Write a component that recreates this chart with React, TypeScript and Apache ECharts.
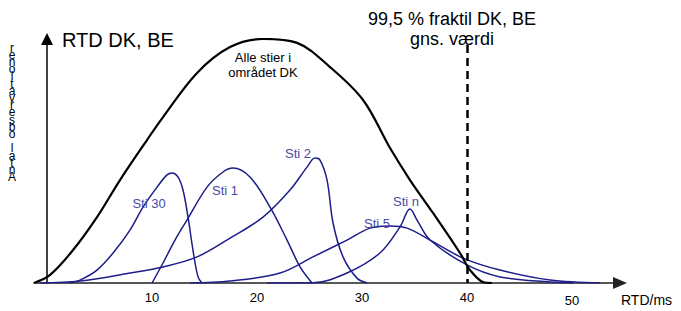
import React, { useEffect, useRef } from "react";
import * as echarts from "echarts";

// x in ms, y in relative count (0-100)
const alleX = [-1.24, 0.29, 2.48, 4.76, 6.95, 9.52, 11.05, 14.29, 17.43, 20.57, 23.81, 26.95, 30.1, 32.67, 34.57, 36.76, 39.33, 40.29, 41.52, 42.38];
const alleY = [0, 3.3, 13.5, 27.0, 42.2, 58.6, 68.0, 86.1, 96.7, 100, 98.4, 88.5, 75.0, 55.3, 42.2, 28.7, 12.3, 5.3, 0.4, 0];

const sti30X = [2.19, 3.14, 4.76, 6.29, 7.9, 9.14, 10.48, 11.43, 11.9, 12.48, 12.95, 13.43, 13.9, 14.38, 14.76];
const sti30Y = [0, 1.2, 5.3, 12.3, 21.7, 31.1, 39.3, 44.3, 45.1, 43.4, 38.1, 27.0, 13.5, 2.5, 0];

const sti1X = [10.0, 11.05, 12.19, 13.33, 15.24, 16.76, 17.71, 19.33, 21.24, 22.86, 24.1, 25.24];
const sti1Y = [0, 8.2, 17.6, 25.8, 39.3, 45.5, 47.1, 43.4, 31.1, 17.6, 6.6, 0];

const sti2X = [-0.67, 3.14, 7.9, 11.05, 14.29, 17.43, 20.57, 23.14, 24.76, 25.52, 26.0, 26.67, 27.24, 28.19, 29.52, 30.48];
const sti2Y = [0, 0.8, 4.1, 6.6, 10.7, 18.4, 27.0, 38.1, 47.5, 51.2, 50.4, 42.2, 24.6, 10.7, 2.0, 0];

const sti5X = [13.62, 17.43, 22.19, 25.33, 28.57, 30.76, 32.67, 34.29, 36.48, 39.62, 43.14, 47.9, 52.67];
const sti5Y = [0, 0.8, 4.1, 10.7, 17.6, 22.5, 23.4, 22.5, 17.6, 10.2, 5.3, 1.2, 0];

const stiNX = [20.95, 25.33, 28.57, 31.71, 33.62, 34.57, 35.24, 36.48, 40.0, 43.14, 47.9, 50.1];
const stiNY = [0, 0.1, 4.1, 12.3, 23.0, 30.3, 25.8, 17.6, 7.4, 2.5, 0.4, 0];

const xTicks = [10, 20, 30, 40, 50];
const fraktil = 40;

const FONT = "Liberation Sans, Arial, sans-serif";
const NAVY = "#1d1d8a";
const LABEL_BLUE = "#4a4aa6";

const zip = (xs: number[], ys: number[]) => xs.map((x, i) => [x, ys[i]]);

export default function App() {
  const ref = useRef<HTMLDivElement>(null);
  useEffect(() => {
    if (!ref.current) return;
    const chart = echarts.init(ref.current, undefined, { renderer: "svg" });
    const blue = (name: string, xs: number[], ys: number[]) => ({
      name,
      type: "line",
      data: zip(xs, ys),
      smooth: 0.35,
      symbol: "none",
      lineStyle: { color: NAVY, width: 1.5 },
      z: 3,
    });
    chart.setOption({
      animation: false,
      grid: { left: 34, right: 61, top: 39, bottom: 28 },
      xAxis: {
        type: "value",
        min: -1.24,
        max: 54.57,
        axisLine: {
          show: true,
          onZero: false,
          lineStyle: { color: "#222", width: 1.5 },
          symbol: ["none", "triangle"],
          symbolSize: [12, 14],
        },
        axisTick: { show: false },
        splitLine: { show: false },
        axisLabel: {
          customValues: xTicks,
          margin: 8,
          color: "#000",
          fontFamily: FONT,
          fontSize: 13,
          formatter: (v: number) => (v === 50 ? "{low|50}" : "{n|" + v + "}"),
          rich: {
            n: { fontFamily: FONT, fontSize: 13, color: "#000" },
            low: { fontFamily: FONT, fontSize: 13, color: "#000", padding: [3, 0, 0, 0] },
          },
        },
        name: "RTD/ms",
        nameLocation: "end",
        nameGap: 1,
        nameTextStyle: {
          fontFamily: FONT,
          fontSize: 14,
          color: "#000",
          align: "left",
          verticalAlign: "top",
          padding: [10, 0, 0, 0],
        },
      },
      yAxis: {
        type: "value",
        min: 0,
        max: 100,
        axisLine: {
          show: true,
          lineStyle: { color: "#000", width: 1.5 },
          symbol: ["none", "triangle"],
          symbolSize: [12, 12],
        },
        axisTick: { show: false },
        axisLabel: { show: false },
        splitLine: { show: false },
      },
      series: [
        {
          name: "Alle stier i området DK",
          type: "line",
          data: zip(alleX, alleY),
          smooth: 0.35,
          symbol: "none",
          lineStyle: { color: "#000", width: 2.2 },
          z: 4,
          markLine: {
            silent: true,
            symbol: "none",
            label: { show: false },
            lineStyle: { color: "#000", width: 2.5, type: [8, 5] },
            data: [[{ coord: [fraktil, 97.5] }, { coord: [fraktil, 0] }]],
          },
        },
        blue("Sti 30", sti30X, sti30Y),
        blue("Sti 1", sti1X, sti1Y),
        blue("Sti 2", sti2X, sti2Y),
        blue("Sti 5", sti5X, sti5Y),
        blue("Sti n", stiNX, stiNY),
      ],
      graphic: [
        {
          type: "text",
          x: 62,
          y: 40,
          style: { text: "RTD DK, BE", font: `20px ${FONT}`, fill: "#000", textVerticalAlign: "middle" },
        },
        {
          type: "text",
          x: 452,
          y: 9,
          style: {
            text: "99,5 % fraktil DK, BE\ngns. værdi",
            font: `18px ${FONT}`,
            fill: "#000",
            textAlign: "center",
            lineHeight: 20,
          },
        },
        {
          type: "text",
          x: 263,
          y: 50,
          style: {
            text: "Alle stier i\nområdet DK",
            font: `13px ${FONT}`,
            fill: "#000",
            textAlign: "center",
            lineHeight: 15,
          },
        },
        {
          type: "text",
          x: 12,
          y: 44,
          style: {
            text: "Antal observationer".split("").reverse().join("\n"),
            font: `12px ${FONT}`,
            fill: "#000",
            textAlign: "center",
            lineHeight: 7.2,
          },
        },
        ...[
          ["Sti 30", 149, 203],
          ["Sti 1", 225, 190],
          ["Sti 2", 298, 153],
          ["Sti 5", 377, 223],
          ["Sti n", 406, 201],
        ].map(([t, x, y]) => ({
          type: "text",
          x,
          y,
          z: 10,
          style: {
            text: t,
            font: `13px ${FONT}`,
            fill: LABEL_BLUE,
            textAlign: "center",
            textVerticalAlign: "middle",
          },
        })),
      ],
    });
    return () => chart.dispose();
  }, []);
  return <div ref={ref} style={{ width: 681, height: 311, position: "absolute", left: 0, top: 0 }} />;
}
...
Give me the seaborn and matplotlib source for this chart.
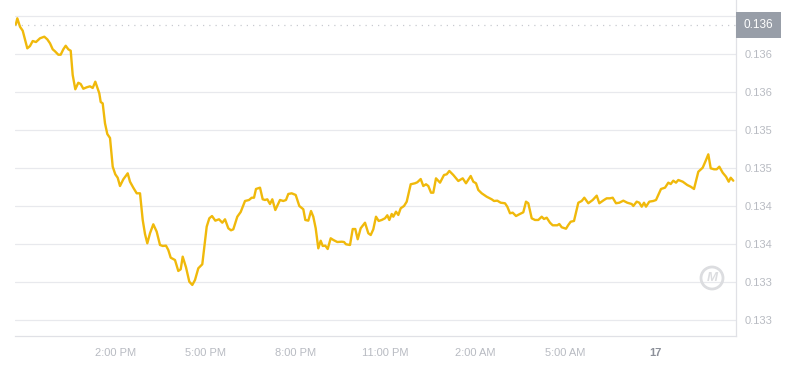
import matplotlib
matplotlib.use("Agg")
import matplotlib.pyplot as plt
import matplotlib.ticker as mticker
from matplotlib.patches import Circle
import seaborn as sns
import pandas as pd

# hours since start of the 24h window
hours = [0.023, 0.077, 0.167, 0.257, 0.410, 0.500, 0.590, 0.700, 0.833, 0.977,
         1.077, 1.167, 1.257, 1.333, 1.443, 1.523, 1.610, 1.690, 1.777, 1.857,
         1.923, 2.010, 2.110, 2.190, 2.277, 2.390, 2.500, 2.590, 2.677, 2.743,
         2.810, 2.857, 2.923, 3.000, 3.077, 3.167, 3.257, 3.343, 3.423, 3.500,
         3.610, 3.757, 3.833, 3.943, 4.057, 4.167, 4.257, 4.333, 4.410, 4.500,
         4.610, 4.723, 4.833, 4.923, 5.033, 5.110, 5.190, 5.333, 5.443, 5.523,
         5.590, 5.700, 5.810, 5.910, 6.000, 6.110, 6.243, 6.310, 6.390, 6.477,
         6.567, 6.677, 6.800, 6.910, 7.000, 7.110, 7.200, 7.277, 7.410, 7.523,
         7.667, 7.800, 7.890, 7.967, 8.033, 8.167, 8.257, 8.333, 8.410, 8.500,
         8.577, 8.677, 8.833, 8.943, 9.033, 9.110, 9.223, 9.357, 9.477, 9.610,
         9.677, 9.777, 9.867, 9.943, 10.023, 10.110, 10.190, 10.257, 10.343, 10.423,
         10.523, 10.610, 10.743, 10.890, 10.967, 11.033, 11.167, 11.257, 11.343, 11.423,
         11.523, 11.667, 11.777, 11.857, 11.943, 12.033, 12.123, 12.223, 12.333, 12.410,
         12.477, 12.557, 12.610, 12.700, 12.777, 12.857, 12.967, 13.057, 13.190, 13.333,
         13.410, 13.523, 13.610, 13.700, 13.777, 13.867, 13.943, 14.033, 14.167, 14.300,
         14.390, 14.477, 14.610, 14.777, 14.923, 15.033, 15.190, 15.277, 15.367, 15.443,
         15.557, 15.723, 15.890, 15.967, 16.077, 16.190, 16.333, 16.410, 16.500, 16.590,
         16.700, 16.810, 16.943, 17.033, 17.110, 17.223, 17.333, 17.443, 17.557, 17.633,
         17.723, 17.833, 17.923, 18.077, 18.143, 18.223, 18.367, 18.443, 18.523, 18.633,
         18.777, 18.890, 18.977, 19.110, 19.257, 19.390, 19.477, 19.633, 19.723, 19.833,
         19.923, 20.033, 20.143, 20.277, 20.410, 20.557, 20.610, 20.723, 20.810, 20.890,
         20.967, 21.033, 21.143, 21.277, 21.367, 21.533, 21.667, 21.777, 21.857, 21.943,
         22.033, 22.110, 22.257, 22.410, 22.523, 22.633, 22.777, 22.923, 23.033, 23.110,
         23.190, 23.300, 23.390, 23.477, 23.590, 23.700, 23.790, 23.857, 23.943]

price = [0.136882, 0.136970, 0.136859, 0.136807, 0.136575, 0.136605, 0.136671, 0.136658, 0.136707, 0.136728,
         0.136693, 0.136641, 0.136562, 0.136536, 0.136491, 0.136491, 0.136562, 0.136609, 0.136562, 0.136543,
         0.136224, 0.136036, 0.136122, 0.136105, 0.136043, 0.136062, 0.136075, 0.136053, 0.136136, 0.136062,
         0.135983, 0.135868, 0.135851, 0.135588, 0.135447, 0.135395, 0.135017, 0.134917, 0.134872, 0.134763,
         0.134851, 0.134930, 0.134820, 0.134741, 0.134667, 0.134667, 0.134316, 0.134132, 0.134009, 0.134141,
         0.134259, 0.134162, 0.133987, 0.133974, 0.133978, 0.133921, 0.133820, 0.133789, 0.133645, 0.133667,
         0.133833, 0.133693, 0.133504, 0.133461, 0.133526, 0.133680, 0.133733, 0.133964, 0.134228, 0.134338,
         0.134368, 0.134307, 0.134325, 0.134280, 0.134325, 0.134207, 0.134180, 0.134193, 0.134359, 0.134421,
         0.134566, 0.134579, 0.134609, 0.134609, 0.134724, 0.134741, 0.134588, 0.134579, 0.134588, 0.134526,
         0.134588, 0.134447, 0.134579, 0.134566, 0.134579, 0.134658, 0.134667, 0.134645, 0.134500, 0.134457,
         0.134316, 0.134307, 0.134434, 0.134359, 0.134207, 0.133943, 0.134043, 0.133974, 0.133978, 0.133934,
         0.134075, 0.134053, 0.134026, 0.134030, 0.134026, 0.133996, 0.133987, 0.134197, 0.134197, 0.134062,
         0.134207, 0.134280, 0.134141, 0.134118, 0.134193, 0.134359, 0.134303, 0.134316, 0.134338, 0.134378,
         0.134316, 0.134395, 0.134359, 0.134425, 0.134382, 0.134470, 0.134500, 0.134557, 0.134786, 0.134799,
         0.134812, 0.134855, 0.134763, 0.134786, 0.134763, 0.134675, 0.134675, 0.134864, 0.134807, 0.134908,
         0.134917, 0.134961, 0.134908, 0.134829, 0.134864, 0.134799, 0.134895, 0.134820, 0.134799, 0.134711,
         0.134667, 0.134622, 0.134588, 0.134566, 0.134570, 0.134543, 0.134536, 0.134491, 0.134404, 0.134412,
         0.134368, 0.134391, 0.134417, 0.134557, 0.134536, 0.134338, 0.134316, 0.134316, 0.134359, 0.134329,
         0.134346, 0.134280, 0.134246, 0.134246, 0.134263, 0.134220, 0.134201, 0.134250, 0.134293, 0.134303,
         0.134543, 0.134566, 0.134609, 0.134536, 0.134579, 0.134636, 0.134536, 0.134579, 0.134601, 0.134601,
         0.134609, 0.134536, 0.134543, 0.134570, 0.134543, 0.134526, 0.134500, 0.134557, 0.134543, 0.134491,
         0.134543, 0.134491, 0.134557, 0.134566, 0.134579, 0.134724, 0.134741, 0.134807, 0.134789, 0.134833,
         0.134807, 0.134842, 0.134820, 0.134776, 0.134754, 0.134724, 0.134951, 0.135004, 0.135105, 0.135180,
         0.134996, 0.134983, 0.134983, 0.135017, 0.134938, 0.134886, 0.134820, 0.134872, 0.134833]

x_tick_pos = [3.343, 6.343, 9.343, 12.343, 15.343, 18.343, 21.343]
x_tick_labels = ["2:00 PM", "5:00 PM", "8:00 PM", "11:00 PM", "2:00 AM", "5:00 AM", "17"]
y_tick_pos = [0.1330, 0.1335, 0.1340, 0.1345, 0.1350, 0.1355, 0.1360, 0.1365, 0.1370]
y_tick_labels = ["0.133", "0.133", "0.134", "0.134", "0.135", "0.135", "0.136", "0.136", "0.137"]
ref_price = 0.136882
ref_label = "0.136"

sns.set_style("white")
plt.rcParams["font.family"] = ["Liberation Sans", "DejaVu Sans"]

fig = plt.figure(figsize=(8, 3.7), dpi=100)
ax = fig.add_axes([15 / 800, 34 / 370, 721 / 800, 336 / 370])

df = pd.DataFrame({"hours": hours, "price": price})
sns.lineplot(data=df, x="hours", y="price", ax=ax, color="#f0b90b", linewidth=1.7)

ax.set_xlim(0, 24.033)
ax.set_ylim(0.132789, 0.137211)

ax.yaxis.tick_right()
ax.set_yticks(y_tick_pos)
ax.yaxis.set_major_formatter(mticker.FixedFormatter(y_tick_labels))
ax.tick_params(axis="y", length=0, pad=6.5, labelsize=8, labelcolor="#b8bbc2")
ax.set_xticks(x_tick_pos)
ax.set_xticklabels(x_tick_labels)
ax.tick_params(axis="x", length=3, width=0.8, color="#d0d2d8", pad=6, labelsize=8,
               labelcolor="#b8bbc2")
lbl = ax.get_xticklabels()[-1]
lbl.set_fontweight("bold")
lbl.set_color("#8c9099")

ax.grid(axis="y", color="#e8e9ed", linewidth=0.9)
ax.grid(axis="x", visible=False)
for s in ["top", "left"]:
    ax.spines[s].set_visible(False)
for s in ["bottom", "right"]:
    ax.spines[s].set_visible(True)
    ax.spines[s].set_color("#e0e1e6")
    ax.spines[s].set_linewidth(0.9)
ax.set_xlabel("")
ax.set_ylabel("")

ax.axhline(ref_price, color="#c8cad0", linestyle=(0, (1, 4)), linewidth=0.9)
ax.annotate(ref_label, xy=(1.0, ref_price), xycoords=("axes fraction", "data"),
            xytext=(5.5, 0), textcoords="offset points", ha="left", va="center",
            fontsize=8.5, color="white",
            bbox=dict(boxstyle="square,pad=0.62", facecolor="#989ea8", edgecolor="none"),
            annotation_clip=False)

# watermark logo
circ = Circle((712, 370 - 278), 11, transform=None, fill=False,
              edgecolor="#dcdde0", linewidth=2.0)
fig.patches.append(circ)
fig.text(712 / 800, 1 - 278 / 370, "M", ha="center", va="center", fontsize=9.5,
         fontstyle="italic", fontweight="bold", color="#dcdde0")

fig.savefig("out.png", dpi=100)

◆ What is being asked
Using the listing above, return all lines where the word "matplotlib" occurs.

◆ The result
Give me the seaborn and matplotlib source for this chart.
import matplotlib
matplotlib.use("Agg")
import matplotlib.pyplot as plt
import matplotlib.ticker as mticker
from matplotlib.patches import Circle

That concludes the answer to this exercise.